Problem to work on =>
Print the records below exactly, starting at the first line and stopping after the line that contains "const Y_MAX = 12;". Leave out any pictures.
[start Records provided]
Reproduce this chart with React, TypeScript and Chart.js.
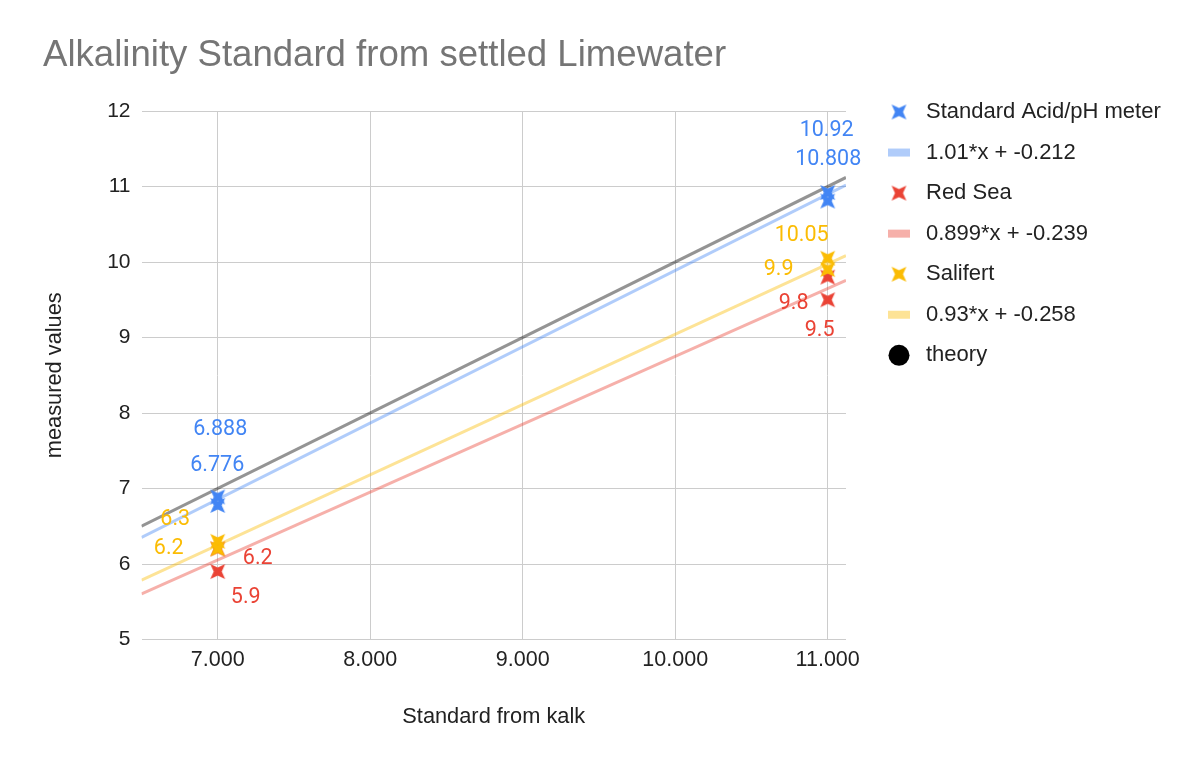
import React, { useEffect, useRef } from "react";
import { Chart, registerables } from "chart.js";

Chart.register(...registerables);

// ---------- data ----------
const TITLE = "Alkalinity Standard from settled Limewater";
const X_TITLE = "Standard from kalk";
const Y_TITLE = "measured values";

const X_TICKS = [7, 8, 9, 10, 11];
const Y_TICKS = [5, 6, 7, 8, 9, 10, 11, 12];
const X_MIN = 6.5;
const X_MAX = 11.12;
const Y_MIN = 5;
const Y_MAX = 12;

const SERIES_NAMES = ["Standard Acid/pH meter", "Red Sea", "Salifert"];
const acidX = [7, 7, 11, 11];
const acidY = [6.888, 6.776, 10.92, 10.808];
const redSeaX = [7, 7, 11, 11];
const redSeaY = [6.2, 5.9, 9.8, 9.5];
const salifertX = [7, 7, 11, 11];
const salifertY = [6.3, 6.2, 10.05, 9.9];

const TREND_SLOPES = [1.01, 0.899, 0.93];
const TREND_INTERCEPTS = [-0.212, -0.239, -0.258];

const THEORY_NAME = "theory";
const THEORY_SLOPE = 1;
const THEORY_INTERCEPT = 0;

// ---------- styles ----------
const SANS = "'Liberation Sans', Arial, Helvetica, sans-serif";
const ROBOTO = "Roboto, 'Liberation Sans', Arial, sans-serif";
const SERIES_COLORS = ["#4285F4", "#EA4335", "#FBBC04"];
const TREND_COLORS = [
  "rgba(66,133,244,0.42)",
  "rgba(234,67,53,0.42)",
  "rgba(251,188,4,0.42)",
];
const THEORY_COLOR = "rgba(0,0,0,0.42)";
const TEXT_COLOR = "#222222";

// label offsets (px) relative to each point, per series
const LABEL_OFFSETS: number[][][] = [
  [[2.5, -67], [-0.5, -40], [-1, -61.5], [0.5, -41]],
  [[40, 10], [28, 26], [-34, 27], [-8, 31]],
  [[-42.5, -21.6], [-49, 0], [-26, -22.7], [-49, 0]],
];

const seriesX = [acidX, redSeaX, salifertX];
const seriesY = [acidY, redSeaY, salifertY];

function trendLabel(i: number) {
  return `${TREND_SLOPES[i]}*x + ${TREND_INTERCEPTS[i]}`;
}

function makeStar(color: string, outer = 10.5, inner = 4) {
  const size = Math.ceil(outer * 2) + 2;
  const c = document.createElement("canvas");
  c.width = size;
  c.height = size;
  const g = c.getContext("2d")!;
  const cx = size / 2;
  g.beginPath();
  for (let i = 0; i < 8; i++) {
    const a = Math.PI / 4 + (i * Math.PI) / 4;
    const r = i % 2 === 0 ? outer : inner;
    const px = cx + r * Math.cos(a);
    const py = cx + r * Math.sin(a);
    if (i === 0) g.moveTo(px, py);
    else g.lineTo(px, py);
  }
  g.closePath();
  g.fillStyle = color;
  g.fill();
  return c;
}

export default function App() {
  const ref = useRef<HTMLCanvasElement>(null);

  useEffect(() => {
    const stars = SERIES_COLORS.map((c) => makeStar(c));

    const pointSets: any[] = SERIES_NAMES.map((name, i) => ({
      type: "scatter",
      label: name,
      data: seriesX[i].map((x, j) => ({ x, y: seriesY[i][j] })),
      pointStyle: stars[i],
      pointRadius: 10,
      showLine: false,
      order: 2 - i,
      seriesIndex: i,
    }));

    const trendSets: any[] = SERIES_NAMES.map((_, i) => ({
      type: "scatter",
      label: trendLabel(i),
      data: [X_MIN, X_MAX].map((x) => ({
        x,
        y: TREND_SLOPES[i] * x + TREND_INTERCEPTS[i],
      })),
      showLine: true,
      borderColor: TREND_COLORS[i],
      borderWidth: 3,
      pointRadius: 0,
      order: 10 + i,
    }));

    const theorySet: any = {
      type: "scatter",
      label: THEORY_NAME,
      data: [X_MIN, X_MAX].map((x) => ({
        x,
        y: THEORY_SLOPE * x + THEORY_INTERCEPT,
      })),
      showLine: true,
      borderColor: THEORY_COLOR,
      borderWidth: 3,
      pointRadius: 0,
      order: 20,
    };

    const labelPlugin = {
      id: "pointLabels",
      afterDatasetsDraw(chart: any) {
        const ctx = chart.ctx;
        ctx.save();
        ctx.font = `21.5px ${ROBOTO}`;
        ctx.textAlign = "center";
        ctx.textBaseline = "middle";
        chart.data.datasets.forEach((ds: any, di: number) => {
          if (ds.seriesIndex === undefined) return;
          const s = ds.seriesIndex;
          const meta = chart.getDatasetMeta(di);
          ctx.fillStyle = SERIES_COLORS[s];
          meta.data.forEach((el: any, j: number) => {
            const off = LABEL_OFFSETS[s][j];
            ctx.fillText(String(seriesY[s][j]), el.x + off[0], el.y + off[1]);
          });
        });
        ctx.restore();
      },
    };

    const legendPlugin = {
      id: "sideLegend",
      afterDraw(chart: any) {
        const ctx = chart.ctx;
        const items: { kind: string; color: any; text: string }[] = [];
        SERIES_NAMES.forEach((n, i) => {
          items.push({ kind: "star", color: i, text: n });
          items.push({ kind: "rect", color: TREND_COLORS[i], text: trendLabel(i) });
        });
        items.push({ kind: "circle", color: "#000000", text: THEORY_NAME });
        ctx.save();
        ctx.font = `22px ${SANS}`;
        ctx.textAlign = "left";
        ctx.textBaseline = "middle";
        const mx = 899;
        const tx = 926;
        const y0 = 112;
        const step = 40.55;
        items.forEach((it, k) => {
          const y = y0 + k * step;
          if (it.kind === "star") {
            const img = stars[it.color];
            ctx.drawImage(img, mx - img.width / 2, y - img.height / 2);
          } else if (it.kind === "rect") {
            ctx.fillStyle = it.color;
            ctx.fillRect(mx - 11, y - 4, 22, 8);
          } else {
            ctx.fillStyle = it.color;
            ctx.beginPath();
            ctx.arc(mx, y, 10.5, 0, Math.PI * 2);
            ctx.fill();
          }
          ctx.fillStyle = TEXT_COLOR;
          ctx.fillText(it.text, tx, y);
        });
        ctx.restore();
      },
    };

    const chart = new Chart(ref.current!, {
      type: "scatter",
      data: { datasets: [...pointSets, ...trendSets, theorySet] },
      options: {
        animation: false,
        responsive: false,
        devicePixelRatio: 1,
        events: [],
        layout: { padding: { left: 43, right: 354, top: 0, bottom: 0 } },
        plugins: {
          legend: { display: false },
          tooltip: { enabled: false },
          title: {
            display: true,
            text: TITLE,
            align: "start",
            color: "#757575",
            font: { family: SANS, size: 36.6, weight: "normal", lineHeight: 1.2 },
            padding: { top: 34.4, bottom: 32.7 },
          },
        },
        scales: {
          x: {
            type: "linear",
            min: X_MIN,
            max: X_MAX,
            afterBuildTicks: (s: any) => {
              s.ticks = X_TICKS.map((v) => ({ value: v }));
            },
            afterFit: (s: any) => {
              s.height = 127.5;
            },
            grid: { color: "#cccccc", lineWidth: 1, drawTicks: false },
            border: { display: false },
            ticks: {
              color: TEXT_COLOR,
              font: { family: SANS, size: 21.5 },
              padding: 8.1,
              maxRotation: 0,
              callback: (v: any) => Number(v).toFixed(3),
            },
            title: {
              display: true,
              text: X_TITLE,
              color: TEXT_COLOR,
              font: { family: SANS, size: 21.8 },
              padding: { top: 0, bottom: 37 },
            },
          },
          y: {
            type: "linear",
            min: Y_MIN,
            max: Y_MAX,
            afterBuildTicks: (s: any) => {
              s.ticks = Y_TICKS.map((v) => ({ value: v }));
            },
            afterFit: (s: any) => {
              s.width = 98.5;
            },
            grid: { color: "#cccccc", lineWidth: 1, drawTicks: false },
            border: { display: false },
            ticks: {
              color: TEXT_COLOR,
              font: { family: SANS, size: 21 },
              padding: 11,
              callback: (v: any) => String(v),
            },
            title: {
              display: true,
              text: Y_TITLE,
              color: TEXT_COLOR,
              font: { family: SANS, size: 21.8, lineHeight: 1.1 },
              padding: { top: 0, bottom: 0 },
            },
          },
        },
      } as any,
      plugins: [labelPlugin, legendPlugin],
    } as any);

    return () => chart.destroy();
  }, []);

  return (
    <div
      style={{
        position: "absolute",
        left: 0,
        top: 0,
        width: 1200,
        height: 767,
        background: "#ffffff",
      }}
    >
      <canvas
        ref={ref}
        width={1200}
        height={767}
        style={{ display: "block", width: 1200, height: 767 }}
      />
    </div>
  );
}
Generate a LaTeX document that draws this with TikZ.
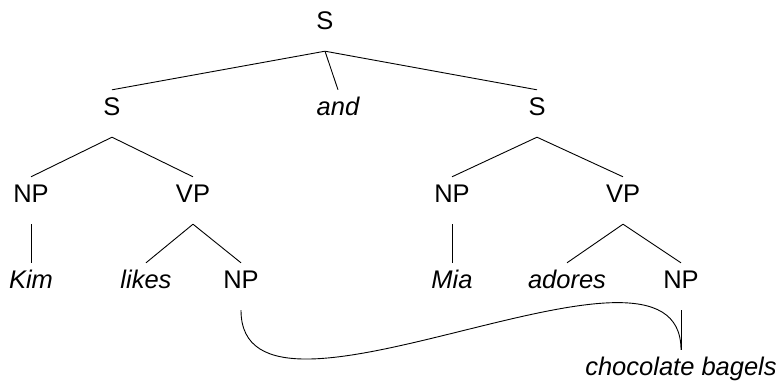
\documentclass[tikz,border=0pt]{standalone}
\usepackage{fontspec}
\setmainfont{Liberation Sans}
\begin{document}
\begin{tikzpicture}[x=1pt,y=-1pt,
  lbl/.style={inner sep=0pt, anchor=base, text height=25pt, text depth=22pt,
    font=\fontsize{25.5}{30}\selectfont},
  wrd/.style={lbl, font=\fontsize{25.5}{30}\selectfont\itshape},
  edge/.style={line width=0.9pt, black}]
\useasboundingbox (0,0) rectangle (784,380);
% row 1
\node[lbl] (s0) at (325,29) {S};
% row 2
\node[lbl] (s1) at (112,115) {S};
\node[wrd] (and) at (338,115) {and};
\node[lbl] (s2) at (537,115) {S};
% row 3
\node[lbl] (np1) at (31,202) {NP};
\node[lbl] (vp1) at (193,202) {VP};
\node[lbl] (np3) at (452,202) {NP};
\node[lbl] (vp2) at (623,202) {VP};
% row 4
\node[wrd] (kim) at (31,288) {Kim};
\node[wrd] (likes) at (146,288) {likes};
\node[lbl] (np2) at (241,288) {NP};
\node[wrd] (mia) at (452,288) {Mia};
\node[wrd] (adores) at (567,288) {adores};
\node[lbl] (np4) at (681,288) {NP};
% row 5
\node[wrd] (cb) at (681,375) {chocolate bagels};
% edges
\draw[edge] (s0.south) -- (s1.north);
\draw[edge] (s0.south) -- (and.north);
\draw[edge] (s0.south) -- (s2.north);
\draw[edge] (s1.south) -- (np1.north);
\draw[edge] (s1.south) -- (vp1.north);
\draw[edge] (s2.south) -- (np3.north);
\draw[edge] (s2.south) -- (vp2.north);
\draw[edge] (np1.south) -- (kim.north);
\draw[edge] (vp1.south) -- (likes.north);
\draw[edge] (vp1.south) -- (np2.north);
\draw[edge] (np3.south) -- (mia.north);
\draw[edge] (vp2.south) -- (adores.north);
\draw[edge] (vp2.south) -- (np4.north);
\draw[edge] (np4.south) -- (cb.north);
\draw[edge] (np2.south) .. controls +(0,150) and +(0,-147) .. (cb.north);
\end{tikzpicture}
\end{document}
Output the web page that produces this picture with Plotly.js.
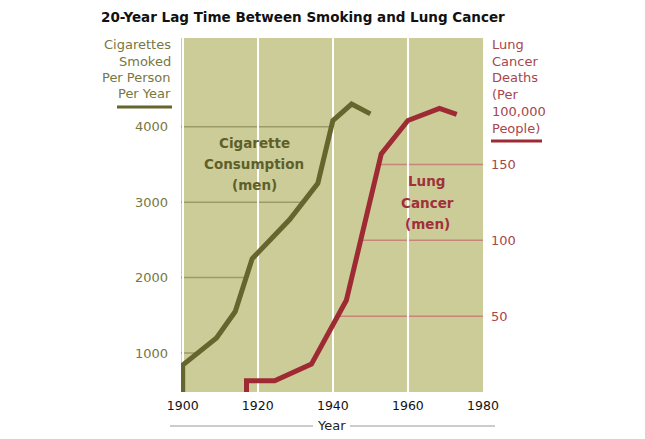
[end Records provided]
Task solution =>
Reproduce this chart with React, TypeScript and Chart.js.
import React, { useEffect, useRef } from "react";
import { Chart, registerables } from "chart.js";

Chart.register(...registerables);

// ---------- data ----------
const TITLE = "Alkalinity Standard from settled Limewater";
const X_TITLE = "Standard from kalk";
const Y_TITLE = "measured values";

const X_TICKS = [7, 8, 9, 10, 11];
const Y_TICKS = [5, 6, 7, 8, 9, 10, 11, 12];
const X_MIN = 6.5;
const X_MAX = 11.12;
const Y_MIN = 5;
const Y_MAX = 12;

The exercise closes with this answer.